This Instructable is as much of a technique as a DIY project. The idea is straightforward; if you add weight to your tripod it will be more stable. By installing a hook from the center column of your tripod, you can hang whatever weight you happen to have with you, be it your camera bag, backpack or maybe even a water bottle or two. You don't necessarily need a hook-you could definitely improvise something else like tying a small rope around part of the tripod- but it is much more convenient so you'll end up using it more often.
Step 1: Disassemble Tripod and Get the Necessary Parts
- Remove the end cap from the center column if necessary
- Remove center column from tripod
- Get an S hook which can fit in the center column when closed
- Get a bolt which is wide enough to go through the center column
Step 2: Assemble Tripod Hook
First you will need to close one end of the S hook. I did this with a hammer, but it may be easier to do with a large vise. It will need to be closed enough that it will fit in the center column, but still open enough to allow the bolt to go through the center.
Next, drill a hole through center column 1/4 to1/2in from the bottom. Go ahead and replace the center column in the tripod. Put the closed end of the hook in the bottom of the column, thread the bolt through the hook end and tighten the nut on the opposite side to secure it. Don't tighten the nut too much however, as this may deform the column, making it difficult to remove it later.
If there was an end cap on the center column, it will no longer be needed as the bolt head and nut will prevent the column from accidentally falling out of the tripod.
Step 3: How to Use Your Newly Improved Tripod
This last step is easy- whenever you pull out your tripod for a shot, simply hang something heavy that you happen to have on the hook. I've been using a 5lb lifting weight when doing some night shoots in the backyard, but if your out on a shoot, a backpack or camera bag would probably work just as well. The extra weight will make your tripod much more stable, allowing you to take razor sharp images, even if you are doing long exposures!

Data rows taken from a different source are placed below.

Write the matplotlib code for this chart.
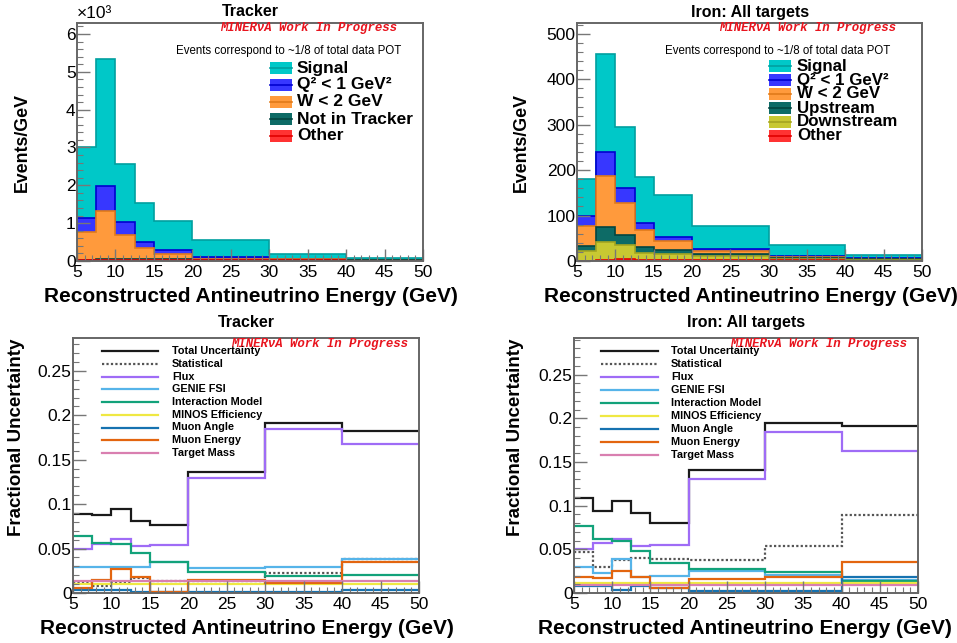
import numpy as np
import matplotlib
matplotlib.use("Agg")
import matplotlib.pyplot as plt
from matplotlib.ticker import MultipleLocator, FuncFormatter

# ---------------- data ----------------
edges = [5, 7.5, 10, 12.5, 15, 20, 30, 40, 50]

# Tracker (events/GeV), individual stack components
trk_other  = [20, 30, 30, 30, 30, 20, 20, 10]
trk_notin  = [10, 10, 10, 10, 10, 10, 10, 5]
trk_w      = [740, 1270, 650, 310, 140, 30, 10, 5]
trk_q2     = [370, 670, 330, 160, 100, 40, 20, 10]
trk_signal = [1870, 3360, 1540, 1030, 790, 465, 130, 40]

# Iron: all targets (events/GeV)
fe_other  = [1, 2, 4, 3, 3, 2, 2, 1]
fe_down   = [20, 39, 32, 15, 12, 8, 3, 2]
fe_up     = [13, 34, 22, 13, 10, 5, 2, 1.5]
fe_w      = [43, 112, 69, 37, 19, 6, 2, 0.5]
fe_q2     = [21, 54, 34, 15, 9, 6, 1, 1.5]
fe_signal = [82, 215, 134, 102, 93, 50, 25, 6]

# Fractional uncertainties, Tracker
trk_unc = {
    "Total Uncertainty": [0.089, 0.088, 0.094, 0.0815, 0.077, 0.136, 0.191, 0.182],
    "Statistical":       [0.011, 0.008, 0.0125, 0.017, 0.014, 0.0135, 0.0225, 0.038],
    "Flux":              [0.050, 0.055, 0.061, 0.053, 0.054, 0.129, 0.185, 0.168],
    "GENIE FSI":         [0.029, 0.029, 0.029, 0.029, 0.035, 0.028, 0.029, 0.0385],
    "Interaction Model": [0.064, 0.056, 0.055, 0.045, 0.035, 0.024, 0.0195, 0.020],
    "MINOS Efficiency":  [0.010, 0.010, 0.010, 0.010, 0.010, 0.010, 0.010, 0.010],
    "Muon Angle":        [0.003, 0.003, 0.003, 0.001, 0.001, 0.001, 0.001, 0.003],
    "Muon Energy":       [0.0055, 0.015, 0.027, 0.018, 0.001, 0.015, 0.011, 0.0345],
    "Target Mass":       [0.014, 0.014, 0.014, 0.014, 0.014, 0.014, 0.014, 0.014],
}
# Fractional uncertainties, Iron
fe_unc = {
    "Total Uncertainty": [0.109, 0.094, 0.105, 0.092, 0.080, 0.141, 0.195, 0.191],
    "Statistical":       [0.047, 0.0295, 0.0375, 0.040, 0.039, 0.0375, 0.0535, 0.0895],
    "Flux":              [0.050, 0.057, 0.062, 0.054, 0.055, 0.130, 0.184, 0.163],
    "GENIE FSI":         [0.0295, 0.023, 0.039, 0.018, 0.020, 0.025, 0.021, 0.015],
    "Interaction Model": [0.0765, 0.062, 0.059, 0.048, 0.034, 0.0275, 0.024, 0.014],
    "MINOS Efficiency":  [0.011, 0.011, 0.011, 0.011, 0.011, 0.011, 0.011, 0.011],
    "Muon Angle":        [0.0075, 0.0075, 0.004, 0.0085, 0.006, 0.002, 0.002, 0.018],
    "Muon Energy":       [0.018, 0.017, 0.0255, 0.0185, 0.0055, 0.0165, 0.018, 0.035],
    "Target Mass":       [0.009, 0.009, 0.009, 0.009, 0.009, 0.009, 0.009, 0.009],
}

unc_style = {
    "Total Uncertainty": dict(color="#1a1a1a", ls="-"),
    "Statistical":       dict(color="#555555", ls=(0, (1, 1))),
    "Flux":              dict(color="#9f6cf6", ls="-"),
    "GENIE FSI":         dict(color="#56b4e9", ls="-"),
    "Interaction Model": dict(color="#12a27a", ls="-"),
    "MINOS Efficiency":  dict(color="#efe842", ls="-"),
    "Muon Angle":        dict(color="#1672b0", ls="-"),
    "Muon Energy":       dict(color="#e3650f", ls="-"),
    "Target Mass":       dict(color="#d97fb0", ls="-"),
}

# (label, values, fill, edge)
trk_stack = [
    ("Other", trk_other, "#ff3333", "#e00000"),
    ("Not in Tracker", trk_notin, "#0d6b66", "#034540"),
    ("W < 2 GeV", trk_w, "#ff9a3c", "#e07a1a"),
    ("Q² < 1 GeV²", trk_q2, "#3737ff", "#0000d0"),
    ("Signal", trk_signal, "#00c8c8", "#00a0a0"),
]
fe_stack = [
    ("Other", fe_other, "#ff3333", "#e00000"),
    ("Downstream", fe_down, "#c8c832", "#a5a520"),
    ("Upstream", fe_up, "#0d6b66", "#034540"),
    ("W < 2 GeV", fe_w, "#ff9a3c", "#e07a1a"),
    ("Q² < 1 GeV²", fe_q2, "#3737ff", "#0000d0"),
    ("Signal", fe_signal, "#00c8c8", "#00a0a0"),
]

SANS = ["Liberation Sans", "DejaVu Sans"]
MONO = ["Liberation Mono", "DejaVu Sans Mono"]
plt.rcParams["font.family"] = SANS

W, H = 957, 643
fig = plt.figure(figsize=(W / 100, H / 100), dpi=100)


def px_axes(x0, y0, x1, y1):
    return fig.add_axes([x0 / W, 1 - y1 / H, (x1 - x0) / W, (y1 - y0) / H])


def style_axes(ax, ymajor, yminor, fmt):
    ax.set_xlim(5, 50)
    ax.xaxis.set_major_locator(MultipleLocator(5))
    ax.xaxis.set_minor_locator(MultipleLocator(1))
    ax.yaxis.set_major_locator(MultipleLocator(ymajor))
    ax.yaxis.set_minor_locator(MultipleLocator(yminor))
    ax.yaxis.set_major_formatter(FuncFormatter(fmt))
    ax.tick_params(which="both", direction="in", color="#777777",
                   labelsize=12.5, top=False, right=False)
    ax.tick_params(which="major", length=9, width=1)
    ax.tick_params(which="minor", length=4.5, width=0.8)
    ax.tick_params(axis="x", pad=3)
    ax.tick_params(axis="y", pad=1)
    for s in ax.spines.values():
        s.set_color("#666666")
        s.set_linewidth(1.4)


def px_text(x, y, s, **kw):
    fig.text(x / W, 1 - y / H, s, **kw)


def draw_stack(ax, stack, scale):
    cum = np.zeros(len(edges) - 1)
    tops = []
    for label, vals, fc, ec in stack:
        cum = cum + np.asarray(vals, dtype=float) / scale
        tops.append((label, cum.copy(), fc, ec))
    for label, top, fc, ec in reversed(tops):
        ax.stairs(top, edges, baseline=0, fill=True, color=fc, lw=0)
        ax.stairs(top, edges, baseline=0, fill=False, color=ec, lw=1.2)


def stack_legend(stack, x0, x1, x_text, y_first, dy, fs):
    for i, (label, vals, fc, ec) in enumerate(reversed(stack)):
        y = y_first + i * dy
        fig.patches.append(plt.Rectangle((x0 / W, 1 - (y + 6) / H), (x1 - x0) / W, 12 / H,
                                         transform=fig.transFigure, facecolor=fc,
                                         edgecolor="none"))
        fig.lines.append(plt.Line2D([x0 / W, x1 / W], [1 - y / H, 1 - y / H],
                                    transform=fig.transFigure, color=ec, lw=1.2))
        px_text(x_text, y, label, fontsize=fs, fontweight="bold", va="center", ha="left")


def draw_unc(ax, unc):
    for name, vals in unc.items():
        st = unc_style[name]
        ax.stairs(vals, edges, baseline=None, color=st["color"], ls=st["ls"], lw=1.6)


def unc_legend(unc, x0, x1, x_text, y_first, dy):
    for i, name in enumerate(unc.keys()):
        st = unc_style[name]
        y = y_first + i * dy
        fig.lines.append(plt.Line2D([x0 / W, x1 / W], [1 - y / H, 1 - y / H],
                                    transform=fig.transFigure, color=st["color"],
                                    ls=st["ls"], lw=1.6))
        px_text(x_text, y, name, fontsize=7.8, fontweight="bold", va="center", ha="left")


minerva = "MINERνA Work In Progress"
xlabel = "Reconstructed Antineutrino Energy (GeV)"
XL = 15
YL = 12.8

# ---------- top-left: Tracker ----------
ax1 = px_axes(77, 23, 423, 261)
draw_stack(ax1, trk_stack, 1000.0)
ax1.set_ylim(0, 6.29)
style_axes(ax1, 1, 0.2, lambda v, p: f"{v:g}")
px_text(250, 12, "Tracker", fontsize=11.5, fontweight="bold", ha="center", va="center")
px_text(77, 14, "×10³", fontsize=12.5, ha="left", va="center")
px_text(309, 28, minerva, family=MONO, fontsize=8.9, fontweight="bold", style="italic",
        color="#e8141e", ha="center", va="center")
px_text(289, 51, "Events correspond to ~1/8 of total data POT", fontsize=8.3, ha="center", va="center")
stack_legend(trk_stack, 270, 292, 297, 68, 17, 12.5)
px_text(251, 296, xlabel, fontsize=XL, fontweight="bold", ha="center", va="center")
px_text(22, 142, "Events/GeV", fontsize=YL, fontweight="bold", ha="center", va="center", rotation=90)

# ---------- top-right: Iron ----------
ax2 = px_axes(577, 23, 922, 261)
draw_stack(ax2, fe_stack, 1.0)
ax2.set_ylim(0, 524)
style_axes(ax2, 100, 20, lambda v, p: f"{v:g}")
px_text(750, 12, "Iron: All targets", fontsize=11.5, fontweight="bold", ha="center", va="center")
px_text(808, 28, minerva, family=MONO, fontsize=8.9, fontweight="bold", style="italic",
        color="#e8141e", ha="center", va="center")
px_text(778, 51, "Events correspond to ~1/8 of total data POT", fontsize=8.3, ha="center", va="center")
stack_legend(fe_stack, 769, 791, 797, 66, 14, 12.2)
px_text(751, 296, xlabel, fontsize=XL, fontweight="bold", ha="center", va="center")
px_text(521, 142, "Events/GeV", fontsize=YL, fontweight="bold", ha="center", va="center", rotation=90)

# ---------- bottom-left: Tracker uncertainties ----------
ax3 = px_axes(73, 338, 419, 593)
draw_unc(ax3, trk_unc)
ax3.set_ylim(0, 0.287)
style_axes(ax3, 0.05, 0.01, lambda v, p: f"{v:g}")
px_text(246, 322, "Tracker", fontsize=11.5, fontweight="bold", ha="center", va="center")
px_text(320, 344, minerva, family=MONO, fontsize=8.9, fontweight="bold", style="italic",
        color="#e8141e", ha="center", va="center")
unc_legend(trk_unc, 102, 158, 172, 351, 12.75)
px_text(247, 629, xlabel, fontsize=XL, fontweight="bold", ha="center", va="center")
px_text(17, 437, "Fractional Uncertainty", fontsize=13.5, fontweight="bold", ha="center",
        va="center", rotation=90)

# ---------- bottom-right: Iron uncertainties ----------
ax4 = px_axes(574, 338, 918, 593)
draw_unc(ax4, fe_unc)
ax4.set_ylim(0, 0.292)
style_axes(ax4, 0.05, 0.01, lambda v, p: f"{v:g}")
px_text(746, 322, "Iron: All targets", fontsize=11.5, fontweight="bold", ha="center", va="center")
px_text(819, 344, minerva, family=MONO, fontsize=8.9, fontweight="bold", style="italic",
        color="#e8141e", ha="center", va="center")
unc_legend(fe_unc, 601, 658, 671, 351, 13)
px_text(745, 629, xlabel, fontsize=XL, fontweight="bold", ha="center", va="center")
px_text(516, 437, "Fractional Uncertainty", fontsize=13.5, fontweight="bold", ha="center",
        va="center", rotation=90)

fig.savefig("out.png", dpi=100)
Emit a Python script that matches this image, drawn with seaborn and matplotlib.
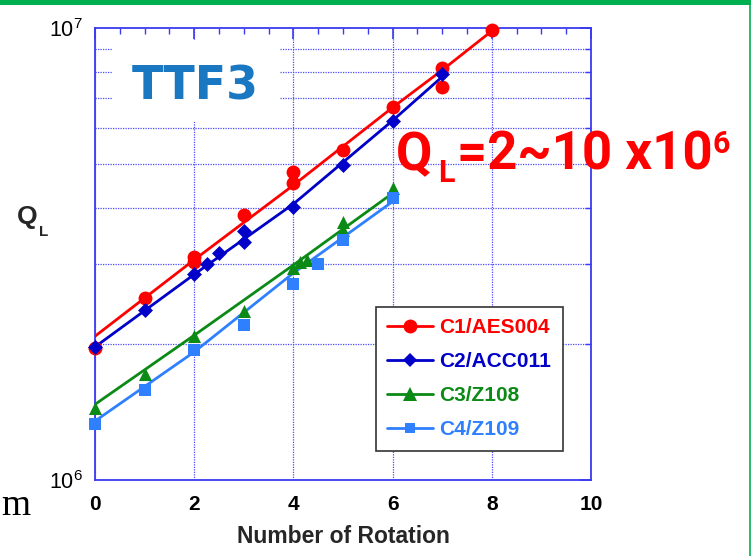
import numpy as np
import pandas as pd
import matplotlib
matplotlib.use("Agg")
import matplotlib.pyplot as plt
import seaborn as sns
from matplotlib.lines import Line2D
from matplotlib.patches import Rectangle
from matplotlib.ticker import FixedLocator, LogLocator, NullFormatter, MultipleLocator

# ---------------- data ----------------
series_names = ["C1/AES004", "C2/ACC011", "C3/Z108", "C4/Z109"]

c1_x = [0, 1, 2, 2, 3, 4, 4, 5, 6, 7, 7, 8]
c1_q = [1.96e6, 2.53e6, 3.12e6, 3.03e6, 3.85e6, 4.81e6, 4.55e6, 5.37e6, 6.70e6, 8.17e6, 7.41e6, 9.90e6]
c2_x = [0, 1, 2, 2.25, 2.5, 3, 3, 4, 5, 6, 7]
c2_q = [1.97e6, 2.38e6, 2.86e6, 3.00e6, 3.18e6, 3.55e6, 3.37e6, 4.02e6, 4.98e6, 6.24e6, 7.91e6]
c3_x = [0, 1, 2, 3, 4, 4.13, 4.27, 5, 5, 6]
c3_q = [1.44e6, 1.72e6, 2.08e6, 2.37e6, 2.95e6, 3.04e6, 3.07e6, 3.73e6, 3.57e6, 4.42e6]
c4_x = [0, 1, 2, 3, 4, 4.5, 5, 6]
c4_q = [1.33e6, 1.58e6, 1.94e6, 2.20e6, 2.72e6, 3.00e6, 3.40e6, 4.20e6]

# fitted trend lines
c1_fit_x = [0, 2, 4, 6, 7, 8]
c1_fit_q = [2.08e6, 3.07e6, 4.49e6, 6.67e6, 8.07e6, 9.85e6]
c2_fit_x = [0, 2, 4, 6, 7]
c2_fit_q = [1.97e6, 2.85e6, 4.08e6, 6.24e6, 7.80e6]
c3_fit_x = [0, 2, 4, 6]
c3_fit_q = [1.47e6, 2.09e6, 2.99e6, 4.31e6]
c4_fit_x = [0, 2, 4, 6]
c4_fit_q = [1.35e6, 1.92e6, 2.87e6, 4.13e6]

x_ticks = [0, 2, 4, 6, 8, 10]
y_ticks = [1e6, 1e7]

# ---------------- style ----------------
colors = ["#ff0000", "#0000c8", "#0b8a16", "#2f80ff"]
markers = ["o", "D", "^", "s"]
msizes = [100, 58, 88, 63]

sns.set_style("white")
plt.rcParams["font.family"] = ["Liberation Sans", "DejaVu Sans"]
plt.rcParams["mathtext.fontset"] = "custom"
plt.rcParams["mathtext.rm"] = "Liberation Sans"

W, H = 751, 556
fig = plt.figure(figsize=(W / 100, H / 100), dpi=100)
ax = fig.add_axes([95 / W, 76 / H, 496 / W, 452 / H])

pts_x = [c1_x, c2_x, c3_x, c4_x]
pts_q = [c1_q, c2_q, c3_q, c4_q]
fit_x = [c1_fit_x, c2_fit_x, c3_fit_x, c4_fit_x]
fit_q = [c1_fit_q, c2_fit_q, c3_fit_q, c4_fit_q]

for i, name in enumerate(series_names):
    df_fit = pd.DataFrame({"x": fit_x[i], "q": fit_q[i]})
    sns.lineplot(data=df_fit, x="x", y="q", color=colors[i], linewidth=2.0,
                 estimator=None, sort=False, ax=ax, zorder=3)
for i, name in enumerate(series_names):
    df_pts = pd.DataFrame({"x": pts_x[i], "q": pts_q[i]})
    sns.scatterplot(data=df_pts, x="x", y="q", color=colors[i], marker=markers[i],
                    s=msizes[i], linewidth=0, ax=ax, zorder=4, clip_on=False)

ax.set_yscale("log")
ax.set_xlim(0, 10)
ax.set_ylim(1e6, 1e7)

spine_c = "#3a3af0"
grid_c = "#4a4aff"
for sp in ax.spines.values():
    sp.set_color(spine_c)
    sp.set_linewidth(1.3)

ax.xaxis.set_major_locator(FixedLocator(x_ticks))
ax.xaxis.set_minor_locator(MultipleLocator(0.5))
ax.yaxis.set_major_locator(FixedLocator(y_ticks))
ax.yaxis.set_minor_locator(LogLocator(base=10, subs=np.arange(2, 10)))
ax.yaxis.set_minor_formatter(NullFormatter())

ax.tick_params(which="both", direction="in", top=True, right=True, colors=spine_c)
ax.tick_params(which="major", length=8, width=1.2)
ax.tick_params(which="minor", length=4, width=1.0)
ax.tick_params(axis="x", which="major", labelsize=15, labelcolor="black", pad=11)
ax.tick_params(axis="y", which="major", labelsize=15.5, labelcolor="black", pad=9)
for lab in ax.get_xticklabels():
    lab.set_fontweight("bold")

ax.set_axisbelow(True)
ax.grid(True, which="major", axis="x", color=grid_c, linestyle=(0, (1, 1)), linewidth=0.9)
ax.grid(True, which="minor", axis="y", color=grid_c, linestyle=(0, (1, 1)), linewidth=0.9)
ax.grid(False, which="major", axis="y")

ax.set_xlabel("Number of Rotation", fontsize=16.5, fontweight="bold", labelpad=8)
ax.set_ylabel("")

# white box behind TTF3
ax.add_patch(Rectangle((113 / W, 1 - 122 / H), 167 / W, 82 / H, transform=fig.transFigure,
                       facecolor="white", edgecolor="none", zorder=1))
fig.text(195 / W, 1 - 87 / H, "TTF3", ha="center", va="center", fontsize=33,
         fontweight="bold", color="#1a78c2", family=["DejaVu Sans"])

# Q_L y label
fig.text(27 / W, 1 - 217 / H, "Q", ha="center", va="center", fontsize=19, fontweight="bold")
fig.text(44 / W, 1 - 232 / H, "L", ha="center", va="center", fontsize=11, fontweight="bold")

# red annotation
red = "#ff0000"
fig.text(396 / W, 1 - 170 / H, "Q", ha="left", va="baseline", fontsize=38,
         fontweight="bold", color=red, family=["Roboto", "DejaVu Sans"])
fig.text(438 / W, 1 - 182 / H, "L", ha="left", va="baseline", fontsize=22,
         fontweight="bold", color=red, family=["Roboto", "DejaVu Sans"])
fig.text(457 / W, 1 - 170 / H, "=2~10 x10", ha="left", va="baseline", fontsize=38,
         fontweight="bold", color=red, family=["Roboto", "DejaVu Sans"])
fig.text(713 / W, 1 - 153 / H, "6", ha="left", va="baseline", fontsize=22,
         fontweight="bold", color=red, family=["Roboto", "DejaVu Sans"])

# legend
handles = [Line2D([0], [0], color=colors[i], marker=markers[i], linewidth=2.0,
                  markersize=[10, 7.6, 9.4, 7.9][i], markeredgewidth=0)
           for i in range(4)]
leg = ax.legend(handles, series_names, loc="upper left",
                bbox_to_anchor=((376 - 95) / 496, (480 - 307) / 452),
                fontsize=15, frameon=True, fancybox=False, framealpha=1,
                edgecolor="#333333", handlelength=2.2, handletextpad=0.3,
                labelspacing=0.72, borderpad=0.55, borderaxespad=0)
leg.get_frame().set_linewidth(1.2)
for t, c in zip(leg.get_texts(), colors):
    t.set_color(c)
    t.set_fontweight("bold")
leg.set_zorder(6)

# slide decorations
fig.add_artist(Rectangle((0, 1 - 5 / H), 1, 5 / H, transform=fig.transFigure,
                         facecolor="#00b050", edgecolor="none"))
fig.add_artist(Line2D([749.5 / W, 749.5 / W], [0, 1], transform=fig.transFigure,
                      color="#00b050", linewidth=1.2))
fig.text(1 / W, 1 - 515 / H, "m", ha="left", va="baseline", fontsize=27,
         family=["Liberation Serif"], color="black")

fig.savefig("out.png", dpi=100)
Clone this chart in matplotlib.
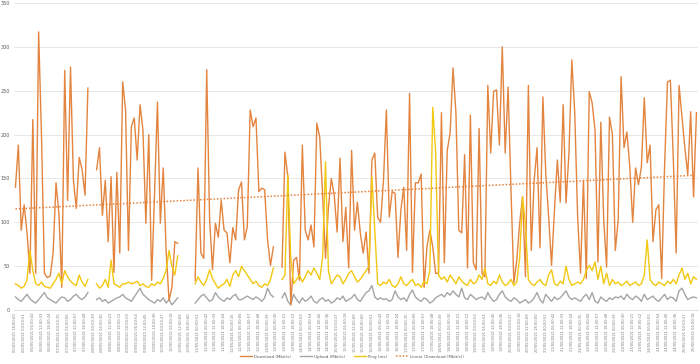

One more tip for DSLR users out there- every time you take a shot, there are two big sources of vibration/shake. The first is you pressing the shutter button. By using a remote shutter or setting a short timer (I use 2 seconds), you can prevent the motion of pressing the shutter from jarring your shot. The second source is from the mirror flipping up. Each time you take a shot the mirror which usually redirects the light from the lens up into the viewfinder is flipped up out of the way to allow the light from the lens to hit the sensor. To prevent this source of vibration, there is often a setting on your DSLR called mirror lock-up (or on my Olympus, more cryptically, anti-shake). This setting can flip the mirror up a couple seconds or so before the camera starts acquiring a shot, allowing the vibration to subside before taking the shot.